A public handbill distributed around London titled “The Rat-Trap, or Villainy in Full Bloom” levied a litany of offenses at the corruption between the justices, the solicitors, the jailers, and the police: “there is a good understanding kept up between the amiable trio, justice, solicitor, and thief-catcher, it is almost impossible to determine in many cases which ought to receive the reputation of hanging the innocent or screening the guilty.”
The perverse incentives of a privatized justice system have been repeated numerous times since, in different eras and in different locations. In particular, the Reconstruction-era South was well known for the convict-leasing system, where prisoners could be lent out to work on private work projects.

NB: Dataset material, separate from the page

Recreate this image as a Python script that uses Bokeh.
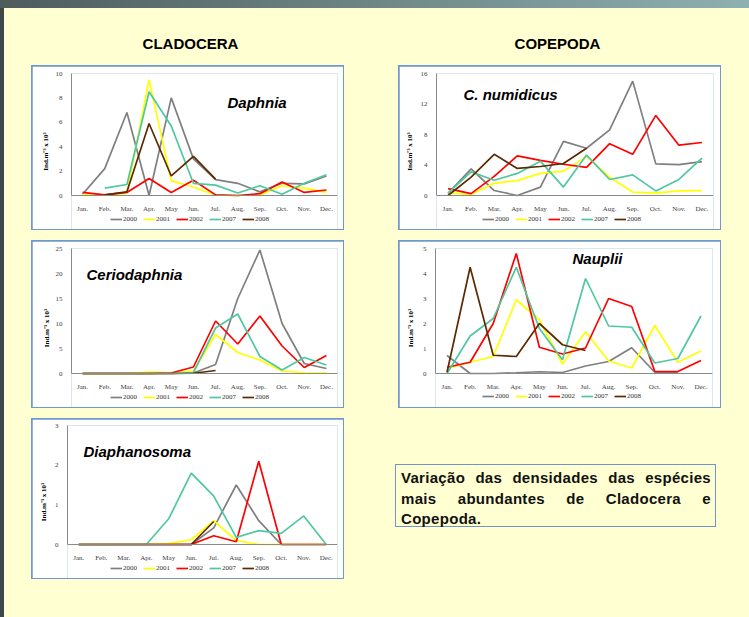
import numpy as np
from bokeh.plotting import figure
from bokeh.models import Range1d, FixedTicker, Legend, LegendItem, Label, Div, Spacer
from bokeh.layouts import column, row
from bokeh.embed import file_html
from bokeh.resources import INLINE

NA = np.nan

months = ["Jan.", "Feb.", "Mar.", "Apr.", "May", "Jun.", "Jul.", "Aug.", "Sep.", "Oct.", "Nov.", "Dec."]
years = ["2000", "2001", "2002", "2007", "2008"]
y_label = "Ind.m\u207b\u00b3 x 10\u00b3"

daphnia = {
    "2000": [0.1, 2.2, 6.8, 0.0, 8.0, 3.0, 1.3, 1.0, 0.3, 1.0, 0.95, 1.6],
    "2001": [0.1, 0.0, 0.2, 9.5, 1.2, 0.7, 0.05, 0.0, 0.05, 0.8, 0.6, 0.25],
    "2002": [0.25, 0.05, 0.25, 1.4, 0.25, 1.25, 0.05, 0.0, 0.15, 1.1, 0.25, 0.45],
    "2007": [NA, 0.6, 0.9, 8.5, 5.7, 1.0, 0.85, 0.2, 0.8, 0.1, 1.0, 1.7],
    "2008": [NA, 0.05, 0.3, 5.9, 1.6, 3.2, 1.35, NA, NA, NA, NA, NA],
}
c_numidicus = {
    "2000": [0.3, 3.5, 0.65, 0.0, 1.1, 7.1, 6.2, 8.6, 15.0, 4.15, 4.05, 4.45],
    "2001": [0.35, 0.15, 1.6, 1.95, 2.9, 3.2, 5.1, 2.4, 0.45, 0.3, 0.6, 0.65],
    "2002": [0.9, 0.25, 2.5, 5.2, 4.6, 4.1, 3.7, 6.8, 5.4, 10.5, 6.6, 6.95],
    "2007": [0.3, 3.1, 2.0, 2.9, 4.5, 1.1, 5.3, 2.1, 2.7, 0.6, 2.1, 4.9],
    "2008": [0.0, 2.4, 5.4, 3.55, 3.8, 4.2, 6.2, NA, NA, NA, NA, NA],
}
ceriodaphnia = {
    "2000": [0, 0, 0, 0, 0, 0.1, 1.8, 15.0, 24.7, 10.0, 2.0, 1.0],
    "2001": [0, 0, 0, 0.3, 0.15, 0.5, 7.8, 4.2, 2.7, 0.5, 0.15, 0.1],
    "2002": [0, 0, 0, 0, 0.1, 1.3, 10.5, 5.9, 11.5, 5.5, 1.2, 3.6],
    "2007": [0, 0, 0, 0, 0, 0.2, 9.1, 11.9, 3.4, 0.7, 3.2, 1.7],
    "2008": [0, 0, 0, 0, 0, 0.05, 0.6, NA, NA, NA, NA, NA],
}
nauplii = {
    "2000": [0.72, 0.0, 0.0, 0.03, 0.07, 0.04, 0.3, 0.48, 1.03, 0.05, 0.05, NA],
    "2001": [0.2, 0.45, 0.68, 2.95, 2.15, 0.38, 1.67, 0.5, 0.22, 1.92, 0.45, 0.9],
    "2002": [0.25, 0.45, 2.0, 4.8, 1.05, 0.78, 1.02, 3.0, 2.68, 0.08, 0.08, 0.52],
    "2007": [0.0, 1.5, 2.2, 4.25, 1.8, 0.55, 3.8, 1.9, 1.85, 0.42, 0.6, 2.3],
    "2008": [0.05, 4.25, 0.73, 0.68, 2.0, 1.15, 0.92, NA, NA, NA, NA, NA],
}
diaphanosoma = {
    "2000": [0, 0, 0, 0, 0, 0, 0.42, 1.5, 0.6, 0.0, 0, 0],
    "2001": [0, 0, 0, 0, 0.02, 0.12, 0.6, 0.1, 0.0, 0.0, 0, 0],
    "2002": [0, 0, 0, 0, 0, 0, 0.22, 0.07, 2.1, 0, 0, 0],
    "2007": [0, 0, 0, 0, 0.65, 1.8, 1.22, 0.18, 0.35, 0.28, 0.72, 0.0],
    "2008": [0, 0, 0, 0, 0, 0, 0.58, NA, NA, NA, NA, NA],
}

colors = {"2000": "#7F7F7F", "2001": "#FFFF00", "2002": "#FF0000",
          "2007": "#4FC8A0", "2008": "#5C2A00"}
BG = "#FFFFD2"
BORDER = "#6F98CF"
SERIF = "Liberation Serif"
SANS = "Liberation Sans"


def make_panel(data, ymax, ystep, title, pw, ph, ml, mr, mt, below,
               title_dx, title_dy, lab_standoff, leg_dx, leg_up):
    # below: pixels between y=0 and the bottom of the panel canvas
    w, h = pw - 2, ph - 2
    plot_h = h - mt - below          # pixel height of the 0..ymax span
    ymin = -ymax * below / plot_h
    p = figure(width=w, height=h, x_range=Range1d(0.5, 12.5), y_range=Range1d(ymin, ymax),
               output_backend="svg", toolbar_location=None,
               min_border_left=ml, min_border_right=mr, min_border_top=mt, min_border_bottom=0)
    p.margin = (1, 1, 1, 1)
    p.border_fill_color = "white"
    p.background_fill_color = "white"
    p.outline_line_color = None
    p.xgrid.visible = False
    p.ygrid.visible = False

    x = np.arange(1, 13)
    p.xaxis.fixed_location = 0
    p.xaxis.ticker = FixedTicker(ticks=list(range(1, 13)))
    p.xaxis.major_label_overrides = {i + 1: m for i, m in enumerate(months)}
    p.yaxis.ticker = FixedTicker(ticks=list(np.arange(0, ymax + ystep / 2, ystep)))
    p.yaxis.bounds = (0, ymax)
    for ax in (p.xaxis[0], p.yaxis[0]):
        ax.axis_line_color = "#8A8A8A"
        ax.major_tick_line_color = None
        ax.minor_tick_line_color = None
        ax.major_label_text_font = SERIF
        ax.major_label_text_font_size = "7px"
        ax.major_label_text_color = "#404040"
    p.xaxis.major_label_standoff = 3
    p.yaxis.major_label_standoff = 3
    p.yaxis.axis_label = y_label
    p.yaxis.axis_label_text_font = SERIF
    p.yaxis.axis_label_text_font_style = "bold"
    p.yaxis.axis_label_text_font_size = "7px"
    p.yaxis.axis_label_text_color = "black"
    p.yaxis.axis_label_standoff = lab_standoff

    items = []
    for yr in years:
        r = p.line(x=x, y=np.array(data[yr], dtype=float), line_color=colors[yr], line_width=1.7)
        items.append(LegendItem(label=yr, renderers=[r]))

    legend = Legend(items=items, orientation="horizontal", location=(leg_dx, leg_up),
                    border_line_color=None, background_fill_alpha=0,
                    label_text_font=SERIF, label_text_font_size="7px", label_text_color="#333333",
                    glyph_width=12, glyph_height=8, label_height=8, label_width=14,
                    label_standoff=1, spacing=6, padding=0, margin=0)
    p.add_layout(legend)

    fw = w - ml - mr
    tx = 0.5 + title_dx / fw * 12
    ty = ymax * (1 - title_dy / plot_h)
    p.add_layout(Label(x=tx, y=ty, text=title, text_font=SANS, text_font_style="bold italic",
                       text_font_size="15px", text_baseline="middle", text_align="left",
                       text_color="black"))
    return column(p, styles={"background-color": BORDER})


p_daph = make_panel(daphnia, 10, 2, "Daphnia", 313, 165, 39, 6, 7, 34, 156, 29, 3, 39, 6)
p_cnum = make_panel(c_numidicus, 16, 4, "C.  numidicus", 323, 165, 37, 7, 7, 34, 27, 21, 4, 46, 6)
p_cer = make_panel(ceriodaphnia, 25, 5, "Ceriodaphnia", 313, 168, 39, 6, 7, 34, 15, 26, 2, 39, 6)
p_nau = make_panel(nauplii, 5, 1, "Nauplii", 323, 168, 36, 8, 7, 34, 137, 10, 5, 47, 7)
p_dia = make_panel(diaphanosoma, 3, 1, "Diaphanosoma", 313, 161, 35, 6, 6, 34, 16, 26, 4, 43, 6)

hdr_style = ("text-align:center;font-family:'Liberation Sans',Arial,sans-serif;font-weight:bold;"
             "font-size:15px;line-height:17px;padding-top:27px;color:#000;")
h1 = Div(text=f"<div style=\"width:373px;{hdr_style}\">CLADOCERA</div>", width=373, height=57, margin=0)
h2 = Div(text=f"<div style=\"width:361px;{hdr_style}\">COPEPODA</div>", width=361, height=57, margin=0)

box_style = ("box-sizing:border-box;width:321px;height:63px;border:1px solid #6F95C8;"
             f"background:{BG};padding:3px 4px 0 5px;font-family:'Liberation Sans',Arial,sans-serif;"
             "font-weight:bold;font-size:15px;line-height:20.5px;text-align:justify;"
             "letter-spacing:0.3px;color:#111;")
tbox = Div(text=f"<div style=\"{box_style}\">Variação das densidades das espécies mais abundantes "
                "de Cladocera e Copepoda.</div>", width=321, height=63, margin=0)

top_bar = Div(text="", width=749, height=8, margin=0,
              styles={"background": "linear-gradient(to right, #4E5C5C, #8FB0B0)"})
left_bar = Div(text="", width=4, height=609, margin=0, styles={"background-color": "#3E4848"})

main = column(
    row(h1, h2),
    row(Spacer(width=27, height=165), p_daph, Spacer(width=54, height=165), p_cnum),
    Spacer(width=745, height=10),
    row(Spacer(width=27, height=168), p_cer, Spacer(width=54, height=168), p_nau),
    Spacer(width=745, height=10),
    row(Spacer(width=27, height=161), p_dia, Spacer(width=51, height=161),
        column(Spacer(width=321, height=46), tbox)),
    width=745, height=609,
    styles={"background-color": BG},
)

layout = column(top_bar, row(left_bar, main), width=749, height=617)

open("out.html", "w").write(file_html(layout, INLINE))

By legalizing prison labor in for-profit industries, convict leasing created a pernicious relationship between the jails, the police, and the private industries that benefitted from free prison labor. The local police could be surreptitiously paid to arrest the innocent for minor infractions like vagrancy and then ship them off to work in cotton fields without pay.
Eventually, such opportunities for corruption were abolished. Convict leasing in the United States disappeared as news reports highlighted stories of the system’s barbarity. In some states, abandoning fee-based prisons reduced the prison population by half.
In London, the Middlesex Justices Act of 1792 ensured that all judges would be paid for their work independent of how many trials they oversaw or what verdicts they handed out. Rewards for thief-takers were eventually eliminated by Parliament through what was eventually referred to as Jonathan Wild’s Act. For-profit prisons were dismantled in Britain in 1814 under the assumption that a fee-based prison system only encouraged abuse.
And that gets at the core of the problem with privatized criminal justice, both during the Victorian era and today: it makes “justice,” even more so than usual, a pawn of profit.